Saute onions and garlic in butter, covered, until wilted and transparent, 30-40 minutes.  Let cool for 5 minutes.  Sprinkle flour on mixture and whisk to form a paste (add a few more pats of butter if flour is lumpy and not mixing).  Cook on medium heat for a few minutes, stirring constantly until flour mixture is golden.  Whisking constantly to prevent lumps, slowly pour in chicken stock.  Cook on medium heat until mixture thickens, and add remaining ingredients (can be placed in a crock pot at this time and set to high until combined, then on low and stirred often). Heat until all cheeses are melted and combined.  Add more cream to desired consistency.  Do not overcook or ingredients will separate and become lumpy.
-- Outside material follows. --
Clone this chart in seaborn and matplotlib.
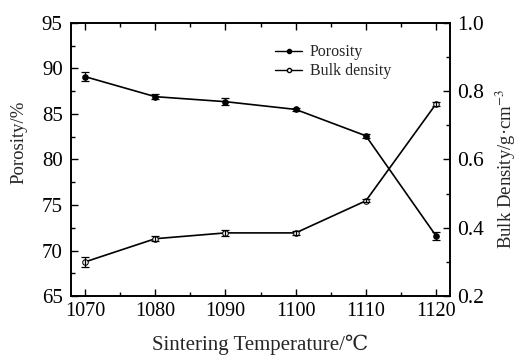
import matplotlib
matplotlib.use("Agg")
import matplotlib.pyplot as plt
import seaborn as sns
import pandas as pd
from matplotlib.ticker import MultipleLocator, FormatStrFormatter
from matplotlib.lines import Line2D

temperature = [1070, 1080, 1090, 1100, 1110, 1120]
porosity = [89.1, 86.9, 86.35, 85.5, 82.6, 71.6]
porosity_err = [0.5, 0.3, 0.35, 0.15, 0.2, 0.4]
bulk_density = [0.300, 0.368, 0.385, 0.385, 0.479, 0.763]
bulk_density_err = [0.015, 0.007, 0.008, 0.006, 0.004, 0.006]

sns.set_style("ticks")
plt.rcParams['font.family'] = ['Liberation Serif', 'DejaVu Serif']
plt.rcParams['mathtext.fontset'] = 'stix'

df = pd.DataFrame({"T": temperature, "P": porosity, "B": bulk_density})

fig = plt.figure(figsize=(5.18, 3.58), dpi=100)
ax = fig.add_axes([0.137, 0.173, 0.732, 0.763])
ax2 = ax.twinx()

sns.lineplot(data=df, x="T", y="P", ax=ax, color="black", lw=1.2, marker="o",
             markersize=4, markerfacecolor="black", markeredgecolor="black")
ax.errorbar(temperature, porosity, yerr=porosity_err, fmt="none", ecolor="black",
            elinewidth=0.9, capsize=3, capthick=0.9)
sns.lineplot(data=df, x="T", y="B", ax=ax2, color="black", lw=1.2, marker="o",
             markersize=4, markerfacecolor="white", markeredgecolor="black")
ax2.errorbar(temperature, bulk_density, yerr=bulk_density_err, fmt="none", ecolor="black",
             elinewidth=0.9, capsize=3, capthick=0.9)

ax.set_xlim(1068, 1122)
ax.set_ylim(65, 95)
ax2.set_ylim(0.2, 1.0)
ax.xaxis.set_major_locator(MultipleLocator(10))
ax.xaxis.set_minor_locator(MultipleLocator(5))
ax.yaxis.set_major_locator(MultipleLocator(5))
ax.yaxis.set_minor_locator(MultipleLocator(2.5))
ax2.yaxis.set_major_locator(MultipleLocator(0.2))
ax2.yaxis.set_minor_locator(MultipleLocator(0.1))
ax2.yaxis.set_major_formatter(FormatStrFormatter('%.1f'))

for a in (ax, ax2):
    a.tick_params(which="both", direction="in", width=1.0, colors="black")
    a.tick_params(which="major", length=5)
    a.tick_params(which="minor", length=3)
    for s in a.spines.values():
        s.set_linewidth(1.2)
        s.set_color("black")
ax.tick_params(axis="x", which="both", top=True, labeltop=False, labelsize=14.5, pad=4)
ax.tick_params(axis="y", labelsize=15, pad=6)
ax2.tick_params(axis="y", labelsize=15.5, pad=5)

ax.set_xlabel("Sintering Temperature/\u2103", fontsize=15)
ax.xaxis.set_label_coords(0.5, -0.14)
ax.set_ylabel("Porosity/%", fontsize=13.5)
ax.yaxis.set_label_coords(-0.116, 0.564)
ax2.set_ylabel("Bulk Density/g\u00b7cm$^{-3}$", fontsize=13.5)
ax2.yaxis.set_label_coords(1.115, 0.465)

handles = [
    Line2D([], [], color="black", lw=1.0, marker="o", markersize=3,
           markerfacecolor="black", markeredgecolor="black"),
    Line2D([], [], color="black", lw=1.0, marker="o", markersize=3,
           markerfacecolor="white", markeredgecolor="black"),
]
ax.legend(handles, ["Porosity", "Bulk density"], loc="upper left",
          bbox_to_anchor=(0.5, 0.975), frameon=False, fontsize=11.5,
          handlelength=1.7, handletextpad=0.5, labelspacing=0.2)

fig.savefig("out.png", dpi=100)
Serve with crackers, tortilla chips, or toasted pita bread.


----------



## pdswife (Nov 15, 2005)

Here are the one that I use.




Spinach Artichoke Dip



 Ingredients:
 10oz pkg frozen spinach, thawed and drained well
2 6oz jars marinated artichoke hearts, undrained
3 lg cloves of garlic, chopped (or more if you like)
8oz cream cheese
1 cup Parmesan cheese
1/2 cup mayonaisse
2 Tbs lemon juice
1 1/2 cup dry bread crumbs

 Directions:
 Mix all ingredients together and bake at 375 for 25 mins.   Serve warm with crackers, melba toast, etc.


----------



## Erik (Nov 16, 2005)

Ingredients:
1 1/2 lb Cream Cheese, softened
3 c Spinach, coarsely chopped
1 1/2 c finely diced artichoke hearts
1/2 c finely diced roasted red peppers
2 T chopped roasted garlic
1/2 c salsa
1/4 c carmelized onion, chopped
1 T kosher salt
1 t crushed red pepper
1 t black pepper
1 c parmesan cheese
1 c shredded monterrey jack cheese
Preparation:
Preheat oven to 350 degrees. Whip ingredients in mixing bowl on medium speed, occasionally scraping sides of bowl, until fully blended.
Spread mixture into large baking dish. Bake for 12-14 minutes, stirring occasionally, until hot and bubbly.
Serve with Flatbread, Tortilla Chips, or with pizza crust, brushed with olive oil and baked.


----------



## buckytom (Nov 16, 2005)

thanks a bunch everyone!!!

i have copied them all, and i'll look 'em over to decide which one looks like i might be able to make it. they all look so good.
i wonder if they would freeze well, in small portions?


----------



## ronjohn55 (Nov 16, 2005)

We had a local place close up recently, and that took away one of the best spinach artichoke dips I've ever had. It had a great flavor, with just a hint of bacon to it. Plus they had great cajun food, and usually had a blues band a couple of times a week.  

John


----------



## MellieKay (Dec 3, 2005)

Thanks for the recipes everyone! I am sitting here drooling on my shopping list.


----------